Each edition of the Biennale de l’Image en Mouvement adds to the curatorial and conceptual meta-discourse around the moving image, a ubiquitous medium that is ever in flux. This new chapter will investigate and explore how new technologies—and their embedded ideologies—shape contemporary artistic production of moving images, often doing so in unseen, illegible ways.
The Biennale de l’Image en Mouvement 2024 (BIM’24) will explore how technocratic values can inform our appreciation of creativity and investigate methods of resisting the spectacular nature of digital futures. The last ten years have seen a flourishing of artistic creation addressing the political and social impacts of machine learning and algorithmic surveillance: images channeled into material, then captured within vast extractive and predictive systems of sorting, classing, and identification. As these systems learn, they in turn generate countless unseen images, images made and refined through algorithmic and neural networks, in process. These images, essential to algorithmic practice, have a life of their own.
We negotiate space alongside and in relation to these images meant for machines alone. They are hardly made with us in mind or for us at all. Further, once harnessed by machine learning (ML) and artificial intelligence (AI), they actively create our reality. They move; they are quite alive; they produce their own context and worlds, hooked and processed by algorithms.
Trying to apprehend these new invisible images with critical paradigms used in the twentieth century—methods of reading traditional forms of cinema and moving image production—leads to an impasse. These ephemeral images, continually becoming, move beyond representation.

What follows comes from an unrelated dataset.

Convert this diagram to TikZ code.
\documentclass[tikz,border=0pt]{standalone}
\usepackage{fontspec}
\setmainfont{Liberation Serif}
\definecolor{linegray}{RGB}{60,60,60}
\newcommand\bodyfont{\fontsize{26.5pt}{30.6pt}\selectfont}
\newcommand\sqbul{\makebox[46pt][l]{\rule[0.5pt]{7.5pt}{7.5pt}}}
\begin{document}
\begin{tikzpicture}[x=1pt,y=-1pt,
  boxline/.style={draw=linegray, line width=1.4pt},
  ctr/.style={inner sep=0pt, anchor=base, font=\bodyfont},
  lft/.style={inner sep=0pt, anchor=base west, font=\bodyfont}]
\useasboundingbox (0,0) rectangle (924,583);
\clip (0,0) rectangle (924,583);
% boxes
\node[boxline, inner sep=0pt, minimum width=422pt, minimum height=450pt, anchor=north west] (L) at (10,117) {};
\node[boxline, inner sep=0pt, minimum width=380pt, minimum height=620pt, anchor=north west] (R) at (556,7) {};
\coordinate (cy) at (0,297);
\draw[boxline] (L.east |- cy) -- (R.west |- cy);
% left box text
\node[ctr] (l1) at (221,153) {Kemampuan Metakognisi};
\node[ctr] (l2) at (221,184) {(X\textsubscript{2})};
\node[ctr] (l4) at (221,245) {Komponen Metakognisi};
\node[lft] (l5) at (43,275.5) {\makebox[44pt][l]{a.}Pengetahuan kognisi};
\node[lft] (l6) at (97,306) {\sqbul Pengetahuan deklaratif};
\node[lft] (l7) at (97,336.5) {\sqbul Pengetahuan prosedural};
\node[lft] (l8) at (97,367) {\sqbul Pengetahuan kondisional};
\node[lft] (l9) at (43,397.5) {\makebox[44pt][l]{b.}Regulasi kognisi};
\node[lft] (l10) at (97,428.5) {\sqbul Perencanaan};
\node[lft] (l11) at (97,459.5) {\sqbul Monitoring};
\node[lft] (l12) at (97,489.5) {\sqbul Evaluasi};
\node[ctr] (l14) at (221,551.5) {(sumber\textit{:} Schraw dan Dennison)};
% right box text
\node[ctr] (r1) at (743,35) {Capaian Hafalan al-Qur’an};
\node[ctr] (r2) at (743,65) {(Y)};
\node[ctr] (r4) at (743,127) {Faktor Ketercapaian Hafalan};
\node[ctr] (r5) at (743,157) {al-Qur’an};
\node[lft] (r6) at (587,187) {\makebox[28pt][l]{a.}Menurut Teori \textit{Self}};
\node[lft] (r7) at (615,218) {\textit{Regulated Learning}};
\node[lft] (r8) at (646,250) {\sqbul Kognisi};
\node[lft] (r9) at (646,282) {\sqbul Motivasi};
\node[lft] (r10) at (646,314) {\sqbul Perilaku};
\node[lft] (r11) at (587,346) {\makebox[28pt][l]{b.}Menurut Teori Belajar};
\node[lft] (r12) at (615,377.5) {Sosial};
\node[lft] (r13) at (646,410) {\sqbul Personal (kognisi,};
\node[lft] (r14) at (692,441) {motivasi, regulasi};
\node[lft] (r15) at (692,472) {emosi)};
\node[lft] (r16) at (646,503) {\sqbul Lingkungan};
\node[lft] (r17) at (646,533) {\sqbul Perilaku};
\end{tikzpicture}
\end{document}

BIM’24 invites viewers to gaze deeply into the world of invisible, operational moving images that are changing visual culture and, in turn, to look at the ways they are changing us. As we lose confidence in assessing representational images, we become trackers and detectives, seeking out clues in visual artifacts for the intentions and outlines of systems just beyond.
The artists gathered in BIM’24 will shift basic narratives from the evident joys of human-AI collaboration and the inherent “good” of hybridizing with machines. They will deploy “tools,” from powerful ML-driven archives and simulation technologies to simple handmade computers. They will be deeply invested in helping the public see the impact of this invisible, in-process image world, and they will suggest new ways of envisioning the unseen.
No matter the tool, they access the roots of a visual logic that we cannot access on our own. There are future environments and alternative narratives to our current timeline. Whether post-image, post-human, or post-AI—the riot that moves beyond, the insurgence, the space between now and the future—is filled with potential. Artists are in a sure position to shape our understanding of this empire of ghost images. They form new critical paradigms to navigate the new world of images, moving and moved, made by humans and machines.